After four years of intense debates in the EU Parliament, the framework was finally adopted a few weeks ago, marking a significant step forward for the European crypto industry. MiCA creates comprehensive regulatory conditions that foster innovation and security. The framework requires all crypto service providers to obtain authorization while setting standards for operations, structure, and issuance of digital assets. The majority of the regulation will come into effect in January 2025, although certain provisions for stablecoins will apply from mid-2024.
While MiCA represents significant progress towards cryptocurrency regulation, there are aspects of the 400-page document that have been questioned by various crypto actors. For example, Patrick Breyer, a member of the European Parliament, interprets the Money Transfer Regulation (TFR) as a ban on anonymous payments and donations. Additionally, the current framework does not consider decentralized finance applications (DeFi), cryptocurrency loans, or staking. Furthermore, MiCA lacks provisions for non-fungible tokens (NFTs).
Switzerland as a safe haven?
Thanks to its policies and regulations, Switzerland has been able to establish the necessary legal certainty for a thriving ecosystem around blockchain and cryptocurrencies. The regulator has been active since 2015, which is considered early in the blockchain field on an international level. The Swiss Financial Market Supervisory Authority (FINMA) first published ICO guidelines and later issued banking licenses. Over the years, the region, known as the "Crypto Valley," has attracted new company formations and witnessed continuous development. Co-working spaces in Zurich and Zug have flourished, and the University of Basel, followed by ETH Zurich, have attracted programmers crucial to the advancement of blockchain technology.
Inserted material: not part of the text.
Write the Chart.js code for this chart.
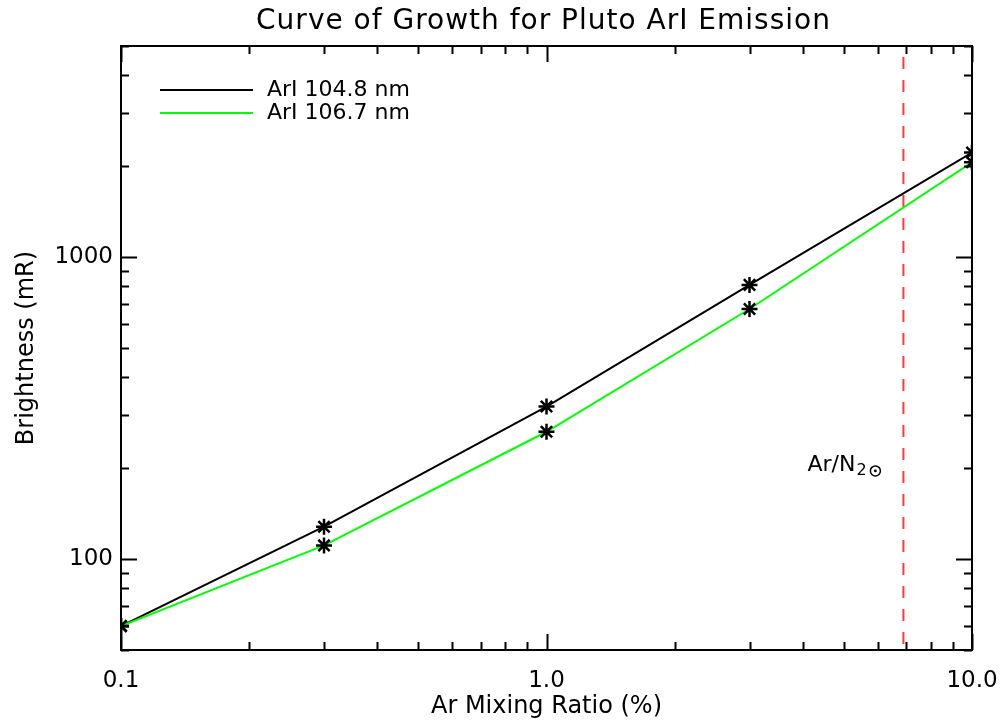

As a groundbreaking example, the Swiss Distributed Ledger Technology (DLT) Act laid the groundwork for other jurisdictions seeking to adopt similar approaches. The framework is designed as an umbrella ordinance, making selective adjustments to a total of ten federal laws. In particular, the Swiss Civil Code introduced the concept of registered rights, providing a robust legal basis for the digitization or tokenization of assets (rights) such as shares, bonds, and other financial assets and their transfer. Such comprehensive regulation for crypto activities is not duplicated elsewhere internationally.